# Firefly/Serenity characters & their socinics types



## LibertyPrime (Dec 17, 2010)

*Malcolm Reynolds - SEE*









*Inara Serra - IEI*









*Jayne Cobb - SLE*








*Simom Tam - ILE*









*River Tam - ILI*









*Kaylee Frye - SEI*









*Zoe Washburne - SLI*









*Hoban "Wash" Washburne - IEE*









*Derrial Book - EII*









^^ discuss, the above is my opinion. If you haven't watched the series &the movie, I recommend that you do. It would be a shame to be alive & not watch this at least once.


----------



## Word Dispenser (May 18, 2012)

I don't think Simon Tam was ILE. I think he was an Fi-type. 

Unsure about Wash, who struck me as Alpha quadra, but what's not to like?

Also, somehow I don't think Book was an EII.

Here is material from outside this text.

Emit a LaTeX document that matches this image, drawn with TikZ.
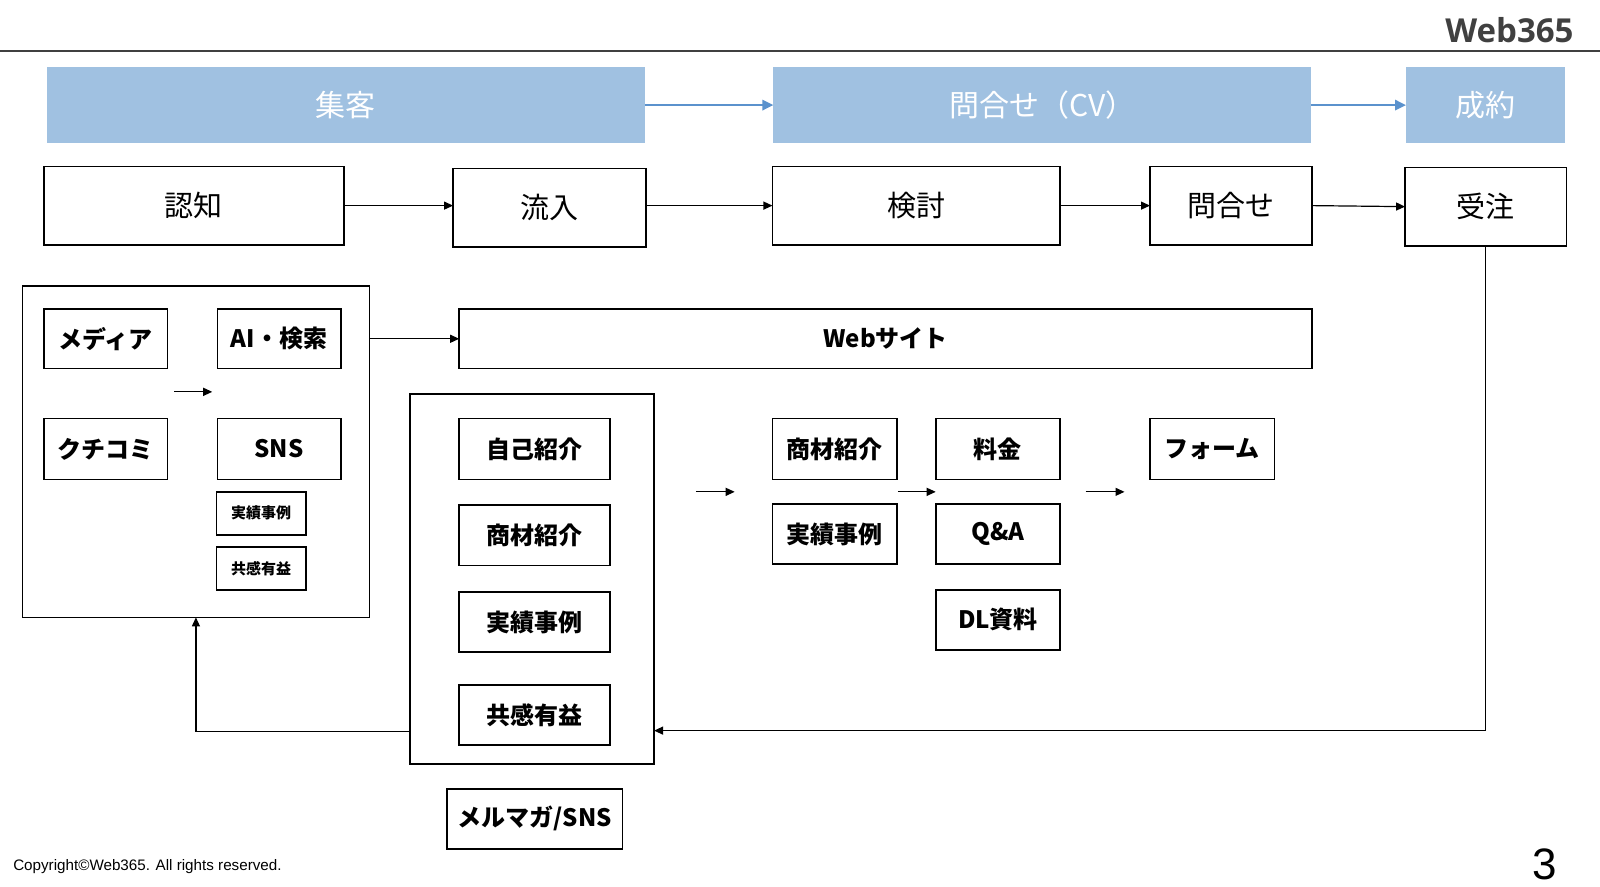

The rest I can more or less agree with. :kitteh:


----------



## LibertyPrime (Dec 17, 2010)

Word Dispenser said:


> I don't think Simon Tam was ILE. I think he was an Fi-type.
> 
> Unsure about Wash, who struck me as Alpha quadra, but what's not to like?
> 
> ...


 yeah can't tell if Book is a Fe type or Fi type >.>, hmm Simon, could be ESI maybe or EII? he is too rational for a irrational dom & sucks at Fe lol.

._. maaybe Wash is alpha, could be ILE (my bet is on ENTP) or ESE >.> his goofiness kinda reminded me of myself thou, which is why I said IEE. o.o I have a silly switch like that >.> and a serious switch etc..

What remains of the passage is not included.